Leading Without Authority
As a tech lead, you often need to influence without direct authority:
- Technical credibility — Earn respect through good decisions, not your title
- Ask, do not tell — "What if we tried this approach?" works better than "Do this."
- Data-driven arguments — Present benchmarks, latency comparisons, and trade-off analysis
- Build consensus — Involve the team in decisions rather than dictating outcomes
- Give credit publicly — The best leaders make their teams look good
- Handle conflict directly — Address disagreements early, professionally, and privately
Running Effective 1:1s
The weekly one-on-one is your most important leadership ritual:
## 1:1 Agenda Template
Date: [Date]
Team Member: [Name]
Duration: 30 minutes
1. Personal check-in (5 min)
- How are things going outside work?
2. Project pulse (10 min)
- What is going well this week?
- What is blocking you?
- What help do you need from me?
3. Career growth (10 min)
- What skill are you working on?
- What opportunities do you want?
- Feedback from me to you
4. Strategic topics (5 min)
- Process improvements
- Team dynamics
- Anything on your mind
Mentoring Engineers at Different Levels
| Level | What They Need | Your Role |
|---|---|---|
| Junior (0-2 yr) | Code review, debugging help, tech stack guidance | Teacher |
| Mid (2-4 yr) | Design feedback, career direction, project ownership | Coach |
| Senior (4+ yr) | Strategic thinking, leadership skills, organizational influence | Sponsor |
Making Architectural Decisions
Document every significant decision using Architecture Decision Records:
## ADR-001: Database Selection for User Service
**Status**: Accepted
**Context**: User service needs strong consistency, complex queries, and ACID transactions for financial data.

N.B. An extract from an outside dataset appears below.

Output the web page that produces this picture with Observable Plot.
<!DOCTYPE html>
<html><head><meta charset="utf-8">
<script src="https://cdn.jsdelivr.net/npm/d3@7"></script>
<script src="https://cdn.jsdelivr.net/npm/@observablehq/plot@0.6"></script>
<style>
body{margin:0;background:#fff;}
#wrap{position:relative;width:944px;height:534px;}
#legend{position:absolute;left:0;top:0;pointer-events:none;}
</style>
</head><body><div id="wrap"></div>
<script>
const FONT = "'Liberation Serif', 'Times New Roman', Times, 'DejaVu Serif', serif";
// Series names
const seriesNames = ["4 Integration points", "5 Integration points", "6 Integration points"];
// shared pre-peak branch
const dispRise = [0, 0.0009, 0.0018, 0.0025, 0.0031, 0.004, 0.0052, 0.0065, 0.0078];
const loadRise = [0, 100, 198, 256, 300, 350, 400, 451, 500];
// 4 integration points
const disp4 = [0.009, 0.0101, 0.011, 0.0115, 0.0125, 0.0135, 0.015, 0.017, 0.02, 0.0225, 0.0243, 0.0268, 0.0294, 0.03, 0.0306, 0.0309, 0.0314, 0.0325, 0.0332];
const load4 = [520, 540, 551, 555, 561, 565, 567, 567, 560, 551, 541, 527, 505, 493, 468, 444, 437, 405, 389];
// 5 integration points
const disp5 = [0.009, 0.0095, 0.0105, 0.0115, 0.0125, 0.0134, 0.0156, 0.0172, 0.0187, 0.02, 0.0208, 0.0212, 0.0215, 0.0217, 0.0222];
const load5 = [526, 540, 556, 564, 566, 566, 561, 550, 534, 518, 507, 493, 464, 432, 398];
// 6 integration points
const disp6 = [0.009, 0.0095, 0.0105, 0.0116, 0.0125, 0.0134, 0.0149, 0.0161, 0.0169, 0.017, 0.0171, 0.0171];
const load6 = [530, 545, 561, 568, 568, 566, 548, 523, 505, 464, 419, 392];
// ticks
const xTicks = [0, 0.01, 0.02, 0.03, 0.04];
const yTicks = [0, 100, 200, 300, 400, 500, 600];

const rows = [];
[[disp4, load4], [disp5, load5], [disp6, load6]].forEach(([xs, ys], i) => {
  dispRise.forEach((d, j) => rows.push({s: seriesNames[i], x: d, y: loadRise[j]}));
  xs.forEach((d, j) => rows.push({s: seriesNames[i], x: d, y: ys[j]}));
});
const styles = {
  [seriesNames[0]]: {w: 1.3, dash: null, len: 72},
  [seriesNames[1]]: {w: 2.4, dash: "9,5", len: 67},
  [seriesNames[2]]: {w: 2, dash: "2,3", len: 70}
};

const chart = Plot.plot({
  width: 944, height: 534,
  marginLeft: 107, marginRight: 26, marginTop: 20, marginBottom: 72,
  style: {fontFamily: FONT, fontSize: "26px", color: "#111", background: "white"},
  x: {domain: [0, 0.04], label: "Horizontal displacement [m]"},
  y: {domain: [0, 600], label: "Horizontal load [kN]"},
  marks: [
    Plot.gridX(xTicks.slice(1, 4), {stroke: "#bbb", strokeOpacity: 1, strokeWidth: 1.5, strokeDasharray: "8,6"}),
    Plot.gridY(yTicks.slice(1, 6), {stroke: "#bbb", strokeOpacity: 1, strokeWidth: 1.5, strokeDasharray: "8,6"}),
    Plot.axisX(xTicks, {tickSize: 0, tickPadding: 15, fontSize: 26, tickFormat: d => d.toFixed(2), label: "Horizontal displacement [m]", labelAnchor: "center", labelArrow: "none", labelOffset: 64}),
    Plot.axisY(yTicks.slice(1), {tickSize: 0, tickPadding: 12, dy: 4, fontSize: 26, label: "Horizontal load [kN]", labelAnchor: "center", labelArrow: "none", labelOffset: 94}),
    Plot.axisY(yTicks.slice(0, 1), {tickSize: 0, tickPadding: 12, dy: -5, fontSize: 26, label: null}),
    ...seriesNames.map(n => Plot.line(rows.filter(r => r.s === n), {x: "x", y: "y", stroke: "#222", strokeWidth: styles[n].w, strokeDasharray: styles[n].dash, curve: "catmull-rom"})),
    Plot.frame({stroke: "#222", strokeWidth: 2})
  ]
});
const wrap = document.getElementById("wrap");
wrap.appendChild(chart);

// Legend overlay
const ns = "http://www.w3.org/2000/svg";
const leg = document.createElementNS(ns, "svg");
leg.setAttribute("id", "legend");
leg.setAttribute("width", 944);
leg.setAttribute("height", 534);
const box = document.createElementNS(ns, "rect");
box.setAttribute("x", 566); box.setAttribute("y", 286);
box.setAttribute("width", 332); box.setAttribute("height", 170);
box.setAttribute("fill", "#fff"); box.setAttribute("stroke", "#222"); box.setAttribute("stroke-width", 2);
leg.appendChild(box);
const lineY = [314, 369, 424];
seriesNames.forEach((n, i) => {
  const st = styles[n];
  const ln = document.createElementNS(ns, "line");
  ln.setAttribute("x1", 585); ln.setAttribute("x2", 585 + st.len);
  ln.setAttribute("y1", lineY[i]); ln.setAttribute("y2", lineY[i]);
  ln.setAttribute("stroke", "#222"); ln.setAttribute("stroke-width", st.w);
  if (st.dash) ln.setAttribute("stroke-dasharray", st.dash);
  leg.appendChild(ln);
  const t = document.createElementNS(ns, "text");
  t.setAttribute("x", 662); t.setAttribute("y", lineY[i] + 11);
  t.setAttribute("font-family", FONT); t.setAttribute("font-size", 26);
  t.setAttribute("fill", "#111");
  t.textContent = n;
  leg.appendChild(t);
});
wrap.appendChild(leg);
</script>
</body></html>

**Decision**: Use PostgreSQL with PgBouncer connection pooling.
**Rationale**:
- ACID compliance for transaction integrity
- Rich query support for reporting
- Mature ecosystem and operational experience
- Team has existing PostgreSQL expertise
**Consequences**:
- (+) Strong consistency guarantees
- (+) Excellent query optimization
- (-) Manual sharding needed at scale
- (-) Higher operational cost than serverless alternatives
Common Mistakes
- Continuing to code full-time — You cannot be a great leader while also being the team's best coder. Delegate and trust.

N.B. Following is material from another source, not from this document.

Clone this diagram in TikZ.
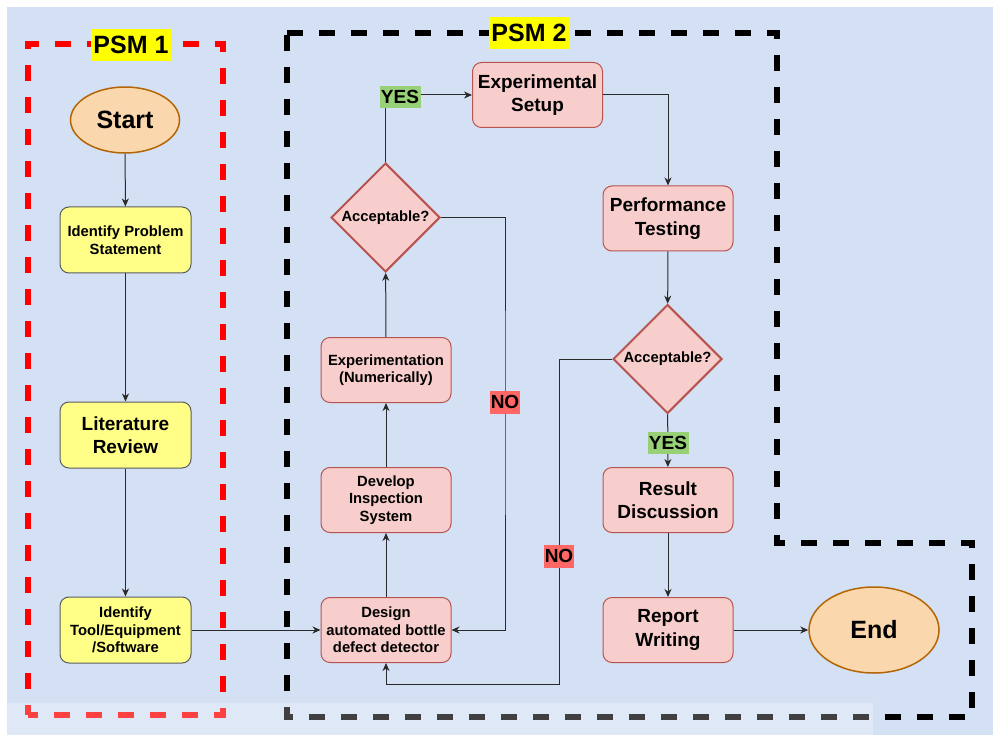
\documentclass[tikz,border=0pt]{standalone}
\usepackage{fontspec}
\setmainfont{Liberation Sans}
\usetikzlibrary{shapes.geometric,arrows.meta}

\definecolor{bgblue}{HTML}{D4E1F5}
\definecolor{pinkfill}{HTML}{F8CECC}
\definecolor{pinkline}{HTML}{B85450}
\definecolor{yelfill}{HTML}{FFFF88}
\definecolor{yelline}{HTML}{5A5C60}
\definecolor{orfill}{HTML}{FAD7AC}
\definecolor{orline}{HTML}{B46504}
\definecolor{yesgreen}{HTML}{97D077}
\definecolor{nored}{HTML}{FF6666}
\definecolor{psmyellow}{HTML}{FFFF00}
\definecolor{wire}{HTML}{2A2A2A}

\tikzset{
  smalltxt/.style={font=\bfseries\fontsize{14.8}{17.5}\selectfont},
  bigtxt/.style={font=\bfseries\fontsize{19}{23.5}\selectfont},
  yelbox/.style={rectangle, rounded corners=9pt, draw=yelline, line width=1pt,
    fill=yelfill, minimum width=131pt, minimum height=66pt, inner sep=1pt, align=center},
  pinkbox/.style={rectangle, rounded corners=9pt, draw=pinkline, line width=1pt,
    fill=pinkfill, minimum width=130pt, minimum height=65pt, inner sep=1pt, align=center},
  decide/.style={diamond, draw=pinkline, line width=2pt, fill=pinkfill,
    minimum width=109pt, minimum height=109pt, inner sep=0pt, smalltxt},
  terminal/.style={ellipse, draw=orline, line width=1.5pt, fill=orfill, inner sep=0pt,
    font=\bfseries\fontsize{25}{30}\selectfont},
  arr/.style={draw=wire, line width=1pt, -{Stealth[length=8pt,width=7pt,inset=2.5pt]}},
  yeslab/.style={fill=yesgreen, inner sep=0pt, minimum width=41pt, minimum height=22pt,
    font=\bfseries\fontsize{19}{22}\selectfont},
  nolab/.style={fill=nored, inner sep=0pt, minimum width=30pt, minimum height=23pt,
    font=\bfseries\fontsize{19}{22}\selectfont},
  psmlab/.style={fill=psmyellow, inner sep=0pt, minimum width=80pt, minimum height=32pt,
    font=\bfseries\fontsize{25}{30}\selectfont},
  phaseframe/.style={line width=5.5pt, dash pattern=on 16pt off 16pt},
}

\begin{document}
\begin{tikzpicture}[x=1pt, y=-1pt]
  \useasboundingbox (0,0) rectangle (993,735);
  \fill[white] (0,0) rectangle (993,735);
  \fill[bgblue] (7,7) rectangle (993,735);

  % phase frames
  \draw[phaseframe, draw=red, dash phase=6pt] (28,715) -- (28,44) -- (223,44)
    -- (223,715) -- cycle;
  \draw[phaseframe, draw=black] (287,33) -- (777,33) -- (777,543) -- (972,543)
    -- (972,717) -- (287,717) -- cycle;
  \node[psmlab] (psm1) at (131,45) {PSM 1};
  \node[psmlab] (psm2) at (529,33) {PSM 2};

  % PSM 1 steps
  \node[terminal, minimum width=109pt, minimum height=66pt] (start) at (125,120) {Start};
  \node[yelbox, smalltxt] (problem) at (125.5,240) {Identify Problem\\Statement};
  \node[yelbox, bigtxt] (review) at (125.5,435) {Literature\\Review};
  \node[yelbox, smalltxt] (tools) at (125.5,630) {Identify\\Tool/Equipment\\/Software};

  % PSM 2 steps
  \node[pinkbox, smalltxt] (design) at (386,630) {Design\\automated bottle\\defect detector};
  \node[pinkbox, smalltxt] (develop) at (386,500) {Develop\\Inspection\\System};
  \node[pinkbox, smalltxt] (numeric) at (386,370) {Experimentation\\(Numerically)};
  \node[decide] (check1) at (385.5,217.5) {Acceptable?};
  \node[pinkbox, bigtxt] (setup) at (537.5,95) {Experimental\\Setup};
  \node[pinkbox, bigtxt] (perf) at (668,218.5) {Performance\\Testing};
  \node[decide] (check2) at (667.5,359) {Acceptable?};
  \node[pinkbox, bigtxt] (result) at (668,500) {Result\\Discussion};
  \node[pinkbox, bigtxt] (report) at (668,630) {Report\\Writing};
  \node[terminal, minimum width=130pt, minimum height=86pt] (end) at (874,630) {End};

  % route points for the loops back to the design step
  \coordinate (no1pt) at (505,402);
  \coordinate (no2pt) at (559,556);
  \coordinate (loop2) at (559,684);

  % connectors
  \draw[arr] (start) -- (problem);
  \draw[arr] (problem) -- (review);
  \draw[arr] (review) -- (tools);
  \draw[arr] (tools) -- (design);
  \draw[arr] (design) -- (develop);
  \draw[arr] (develop) -- (numeric);
  \draw[arr] (numeric) -- (check1);
  \draw[arr] (check1.north) |- (setup.west);
  \draw[arr] (setup.east) -| (perf.north);
  \draw[arr] (perf) -- (check2);
  \draw[arr] (check2) -- (result);
  \draw[arr] (result) -- (report);
  \draw[arr] (report) -- (end);
  \draw[arr] (check1.east) -| (no1pt) |- (design.east);
  \draw[arr] (check2.west) -| (loop2) -| (design.south);

  % branch labels
  \node[yeslab] (yes1) at (400,97) {YES};
  \node[yeslab] (yes2) at (668,443) {YES};
  \node[nolab] (no1) at (no1pt) {NO};
  \node[nolab] (no2) at (no2pt) {NO};

  % pale strip along the lower edge
  \fill[white, opacity=0.25] (7,703) rectangle (873,735);
\end{tikzpicture}
\end{document}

- Avoiding difficult conversations — Unresolved conflict erodes team trust. Address performance and behavior issues directly and compassionately.
- Making every decision yourself — Empower your team to decide. Your job is to provide context and guardrails, not answers.

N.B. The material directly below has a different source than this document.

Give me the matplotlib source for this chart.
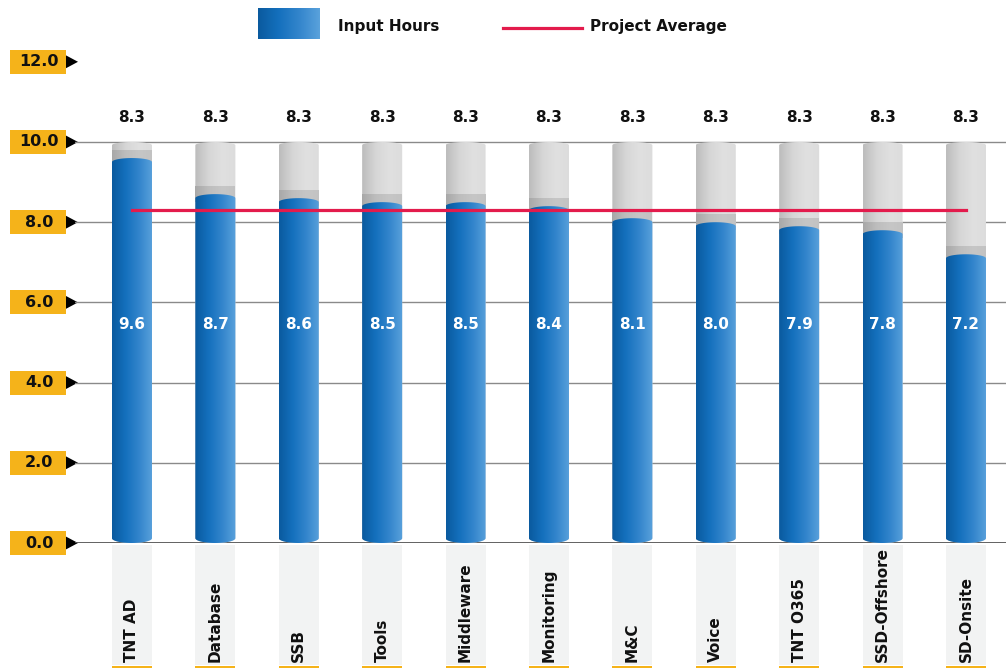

- No structured 1:1s — Wandering 1:1s waste time. Have a consistent format with rotating focus areas.
- Protecting the team from all context — Shield the team from noise but share organizational reality. Trust your team with the truth.
- Playing favorites — Fair treatment is non-negotiable. Recognize contributions from everyone, not just the most visible people.
- Not investing in your own growth — Leaders need mentors and coaches too. Join a leadership group or find peer support.
Practice Questions
1. How do I know if I am ready for a leadership role?
You are ready when you care more about team success than personal contribution. When you naturally coach peers and find yourself thinking about Process improvements. When you feel frustrated seeing potential in others that is not being developed. If the idea of helping others succeed excites you more than personal technical mastery, you are ready.
2. What is the hardest part of transitioning to tech lead?
Letting go of personal code contribution. As a tech lead, you write less code and spend more time in meetings, reviews, and planning. Many engineers struggle with feeling "less productive." The mindset shift is understanding that your team's productivity is now your productivity.
3. How do I handle an underperforming team member?
Investigate root cause first: skill gap, motivation issue, or personal circumstances. Have a direct and compassionate conversation with specific behavioral examples. Create a clear improvement plan with measurable goals and regular check-ins. If improvement does not happen, escalate through proper HR channels.
4. What makes a great engineering manager?
Great engineering managers hire well, remove blockers, create psychological safety, provide clear context for decisions, invest in team growth, shield the team from organizational dysfunction, and celebrate wins. They balance technical credibility with people skills and never stop learning.
5. How do I build trust with a new team?
Listen first. Do not make significant changes in the first 30 days. Be transparent about your decision-making Process. Follow through on every commitment. Show vulnerability — admit what you do not know. Protect the team from external pressure. Trust is built through consistent, reliable actions over time.
Challenge
Shadow a tech lead or engineering manager in your organization for one week. Observe how they handle 1:1s, planning meetings, technical decisions, and stakeholder communication. Write a Reflection on three practices you would adopt and three things you would do differently.
Real-World Task
Pick a struggling project or team Process. Design a turnaround plan using the principles in this guide. Include stakeholder analysis, communication Strategy, improvement milestones, and success metrics. Present the plan to a peer for critical feedback before implementing.